Get off and away from roads: One of the most popular hunting methods in heavily roaded areas like the Black Hills is to drive, stop, call out the window or on the side of the road and listen. If no turkey calls back, keep driving. The problem is, recent research has shown those turkeys close to the road grow accustomed to that method and stop responding, Sandrini said. Researchers captured turkeys and fitted them with GPS backpacks and gave hunters GPS units to see how the two interacted with one another. What they found was that there were plenty of birds within half a mile of the main road hunters traveled, but none of them got a shot. “They learned that hunters were there,” Sandrini said. “The hunters who ventured further away were killing birds. Get away from where a lot of people spend time.”
Avoid popular spots: This seems like an obvious one, but we find spots we like and then are reluctant to change even if other hunters are around. But research has also shown that gobbling will decrease through the season as toms grow more weary of hunters calling to them, Sandrini said.
Don’t over call: Sandrini and Even stressed to be careful not to call too much. Even will call about every 15 minutes once he’s set up in his blind with a hen yelp or quick series of yelps and then will go silent. “If I get a response I will go off the temperature of the bird responding. If they’re quick to answer me, I will be quick to call back,” he said. “You’re advertising to jakes and toms that you’re in the area, but you can call hens in too, and with them you will get toms and jakes in.” Call too much too early, and you likely won’t hear or see anything. Sandrini will use a soft call if a tom is hanging up and not coming in, or even use a stick to scratch the ground to imitate birds feeding.

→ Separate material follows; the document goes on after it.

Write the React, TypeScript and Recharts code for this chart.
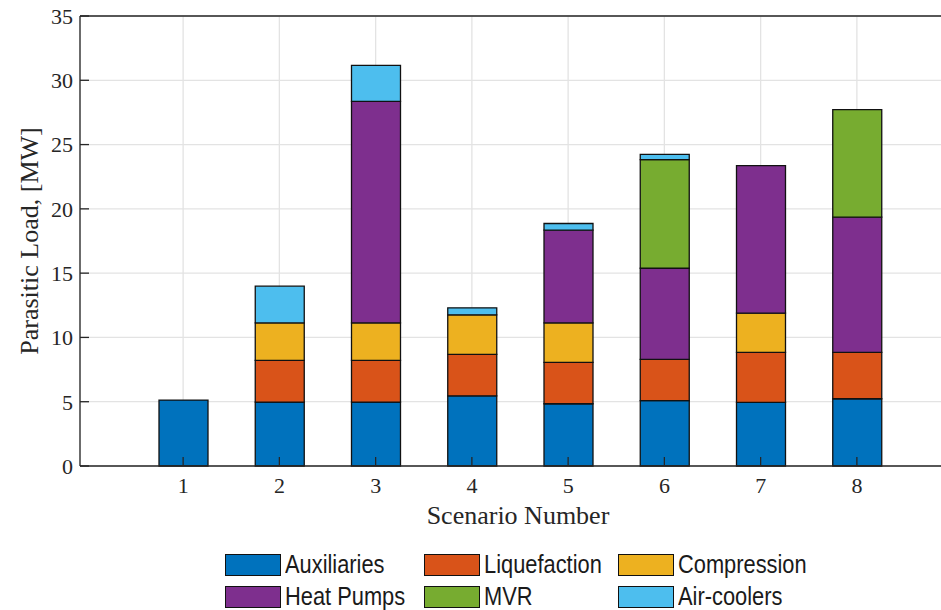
import React from 'react';
import { BarChart, Bar, XAxis, YAxis, CartesianGrid, Legend } from 'recharts';

const scenarios = ['1', '2', '3', '4', '5', '6', '7', '8'];
const auxiliaries = [5.13, 4.97, 4.97, 5.46, 4.84, 5.08, 4.95, 5.23];
const liquefaction = [0, 3.24, 3.24, 3.22, 3.22, 3.21, 3.88, 3.6];
const compression = [0, 2.92, 2.92, 3.08, 3.07, 0, 3.06, 0];
const heatPumps = [0, 0, 17.23, 0, 7.21, 7.09, 11.47, 10.52];
const mvr = [0, 0, 0, 0, 0, 8.45, 0, 8.37];
const airCoolers = [0, 2.86, 2.8, 0.54, 0.52, 0.41, 0, 0];
const yTicks = [0, 5, 10, 15, 20, 25, 30, 35];

const series = [
  { key: 'aux', name: 'Auxiliaries', color: '#0072BD', values: auxiliaries },
  { key: 'liq', name: 'Liquefaction', color: '#D95319', values: liquefaction },
  { key: 'comp', name: 'Compression', color: '#EDB120', values: compression },
  { key: 'hp', name: 'Heat Pumps', color: '#7E2F8E', values: heatPumps },
  { key: 'mvr', name: 'MVR', color: '#77AC30', values: mvr },
  { key: 'air', name: 'Air-coolers', color: '#4DBEEE', values: airCoolers },
];

const data = scenarios.map((s, i) => {
  const row: Record<string, string | number> = { scenario: s };
  series.forEach((se) => {
    row[se.key] = se.values[i];
  });
  return row;
});

const TEXT = '#262626';
const SERIF = "'Liberation Serif', 'DejaVu Serif', serif";
const SANS = "'Liberation Sans', Arial, sans-serif";

const colLeft = [225, 424, 618];
const rowTop = [7, 39];

const renderLegend = () => {
  return (
    <div style={{ position: 'relative', width: 941, height: 64, overflow: 'visible' }}>
      {series.map((p, i) => (
        <div
          key={p.key}
          style={{
            position: 'absolute',
            left: colLeft[i % 3],
            top: rowTop[Math.floor(i / 3)],
            display: 'flex',
            alignItems: 'center',
            height: 23,
            whiteSpace: 'nowrap',
          }}
        >
          <div
            style={{
              width: 54,
              height: 20,
              background: p.color,
              border: '1.5px solid #111',
              boxSizing: 'content-box',
              flex: 'none',
            }}
          />
          <span
            style={{
              display: 'inline-block',
              marginLeft: 4,
              fontFamily: SANS,
              fontSize: 26,
              color: '#1a1a1a',
              lineHeight: '23px',
              transform: 'scaleX(0.84)',
              transformOrigin: 'left center',
            }}
          >
            {p.name}
          </span>
        </div>
      ))}
    </div>
  );
};

const YLabel = (props: any) => {
  const vb = props.viewBox;
  const cx = vb.x + 38;
  const cy = 16 + 450 / 2;
  return (
    <text
      x={cx}
      y={cy}
      textAnchor="middle"
      transform={`rotate(-90, ${cx}, ${cy})`}
      fontFamily={SERIF}
      fontSize={26}
      fill={TEXT}
    >
      Parasitic Load, [MW]
    </text>
  );
};

const XLabel = (props: any) => {
  const vb = props.viewBox;
  return (
    <text
      x={vb.x + vb.width / 2}
      y={vb.y + 58}
      textAnchor="middle"
      fontFamily={SERIF}
      fontSize={26}
      fill={TEXT}
    >
      Scenario Number
    </text>
  );
};

export default function App() {
  return (
    <div
      style={{
        position: 'absolute',
        left: 0,
        top: 0,
        width: 941,
        height: 610,
        overflow: 'hidden',
        background: '#fff',
      }}
    >
      <BarChart
        width={960}
        height={610}
        data={data}
        margin={{ top: 15, right: 4, left: 0, bottom: 0 }}
        barCategoryGap={0}
      >
        <CartesianGrid stroke="#e3e3e3" strokeWidth={1.3} />
        <XAxis
          dataKey="scenario"
          height={80}
          padding={{ left: 55, right: 51 }}
          tickSize={-9}
          tickMargin={20}
          tick={{ fontFamily: SERIF, fontSize: 22, fill: TEXT }}
          axisLine={{ stroke: TEXT, strokeWidth: 1.3 }}
          tickLine={{ stroke: TEXT, strokeWidth: 1.3 }}
          label={<XLabel />}
        />
        <XAxis
          xAxisId="top"
          orientation="top"
          dataKey="scenario"
          height={1}
          padding={{ left: 55, right: 51 }}
          tickSize={-9}
          tick={false}
          axisLine={{ stroke: TEXT, strokeWidth: 1.3 }}
          tickLine={{ stroke: TEXT, strokeWidth: 1.3 }}
        />
        <YAxis
          width={80}
          domain={[0, 35]}
          ticks={yTicks}
          interval={0}
          tickSize={-9}
          tickMargin={16}
          tick={{ fontFamily: SERIF, fontSize: 22, fill: TEXT }}
          axisLine={{ stroke: TEXT, strokeWidth: 1.3 }}
          tickLine={{ stroke: TEXT, strokeWidth: 1.3 }}
          label={<YLabel />}
        />
        <Legend verticalAlign="bottom" height={64} content={renderLegend} />
        {series.map((se) => (
          <Bar
            key={se.key}
            dataKey={se.key}
            name={se.name}
            stackId="a"
            fill={se.color}
            stroke="#111"
            strokeWidth={1.3}
            barSize={49}
            isAnimationActive={false}
          />
        ))}
      </BarChart>
    </div>
  );
}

Use decoys: Decoys, anything from thin, foldable outlines of turkeys to plastic, life-size bodies, can often be helpful. Try using a few hen decoys or even a jake decoy to bring in a jealous tom, said Sandrini and Even. But if you’re in a blind and turkeys are hanging up and not coming in, think about taking the decoys down. Occasionally turkeys will be reluctant to come into decoys and in the absence of them, might strut in close looking for a hen, Even said.
Try using a blind: If you have a spot you know turkeys frequent, and you aren’t short on patience, consider setting up a blind. Turkeys are notoriously sensitive to movement and color, so giving yourself a place to wait that is completely concealed can give you the extra edge. It’s also key if you’re archery hunting for turkeys, Even said.

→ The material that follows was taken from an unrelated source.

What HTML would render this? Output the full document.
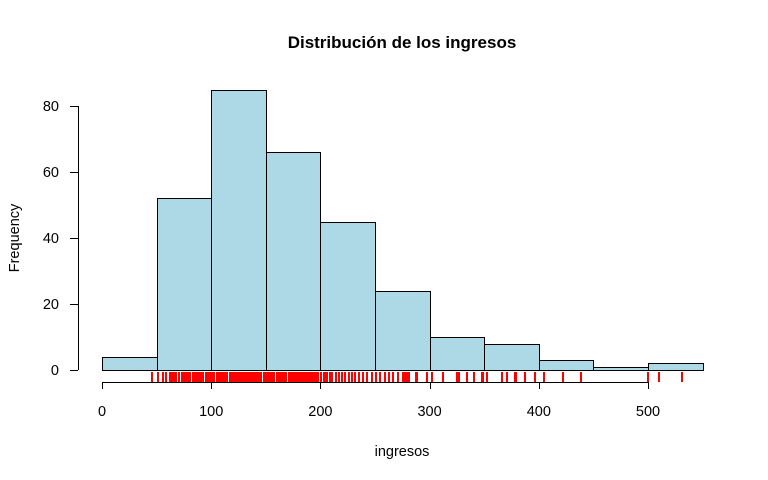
<!DOCTYPE html>
<html><head><meta charset="utf-8"><style>body{margin:0;background:#fff}svg{display:block;font-family:"Liberation Sans",Arial,sans-serif}</style></head>
<body>
<svg id="c" width="768" height="480">
<text x="402" y="48" text-anchor="middle" font-weight="bold" font-size="17">Distribución de los ingresos</text>
<text x="402" y="456" text-anchor="middle" font-size="14.5">ingresos</text>
<text transform="translate(19,238) rotate(-90)" text-anchor="middle" font-size="14.5">Frequency</text>
</svg>
<script>
const binStarts=[0,50,100,150,200,250,300,350,400,450,500];
const counts=[4,52,85,66,45,24,10,8,3,1,2];
const xTicks=[0,100,200,300,400,500];
const yTicks=[0,20,40,60,80];
const rugValues=[45,50,55,58,61,63,65,67,70,72,74,75,77,79,80,82,84,85,86,88,90,91,92,94,96,97,98,100,101,102,104,105,106,108,109,110,112,113,114,116,117,118,120,121,123,124,125,127,128,130,131,132,134,135,136,138,139,140,141,143,144,145,147,148,149,151,152,153,155,156,157,159,160,162,163,164,166,167,168,170,172,173,174,176,178,179,180,182,184,186,188,190,191,193,195,197,200,202,204,205,208,210,213,216,219,222,225,228,231,234,238,242,246,250,254,258,262,266,270,274.5,276,276.6,277.5,278.4,280.5,286.6,287.5,296.4,301,311.6,323.8,325.3,326.2,332.9,339.9,346.7,348.2,351.8,365.5,370.1,377.1,378.6,386.5,395.7,403.9,420.8,437.3,499.3,508.8,529.9];
const binWidth=50;
const X=v=>102+v*546/500;
const Y=v=>370-v*264/80;
const svg=document.getElementById('c');
const NS='http://www.w3.org/2000/svg';
function mk(t,a){const e=document.createElementNS(NS,t);for(const k in a)e.setAttribute(k,a[k]);svg.appendChild(e);return e;}
binStarts.forEach((b,i)=>{
 const r=mk('rect',{x:Math.round(X(b))+0.5,y:Math.round(Y(counts[i]))+0.5,width:Math.round(X(b+binWidth))-Math.round(X(b)),height:Math.round(Y(0))-Math.round(Y(counts[i])),fill:'#add8e6',stroke:'#000','stroke-width':1});
 
 
});
rugValues.forEach(v=>{
 const l=mk('rect',{x:Math.round(X(v)),y:372,width:2,height:10,fill:'#f00'});
 
 
});
const xa=mk('line',{x1:X(xTicks[0]),x2:X(xTicks[xTicks.length-1]),y1:382.5,y2:382.5,stroke:'#000'});


xTicks.forEach(t=>{
 const x=Math.round(X(t))+0.5;
 mk('line',{x1:x,x2:x,y1:382,y2:389,stroke:'#000'});
 const tx=mk('text',{x:X(t),y:416,'text-anchor':'middle','font-size':14.5});
 tx.textContent=t;
 
 
});
const ya=mk('line',{x1:78.5,x2:78.5,y1:Y(yTicks[0]),y2:Y(yTicks[yTicks.length-1]),stroke:'#000'});


yTicks.forEach(t=>{
 const y=Math.round(Y(t))+0.5;
 mk('line',{x1:70,x2:78,y1:y,y2:y,stroke:'#000'});
 const tx=mk('text',{x:59,y:Y(t)+5,'text-anchor':'end','font-size':14.5});
 tx.textContent=t;
 
 
});
</script>
</body></html>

Pay attention to vitals: For anyone thinking about archery hunting for turkeys, and for newbies with a shotgun, make sure you are close enough for a kill shot and can identify a turkey’s vital organs. Even has watched a turkey take off after an arrow has passed through because it missed the heart and lungs. Use a broadhead with a wide cutting diameter, and as with shotguns, aim for the head. A head shot generally either results in an instant kill or complete miss. If you’re unsure where to shoot on a turkey’s body, reach out to a local Game and Fish office or hunting shop.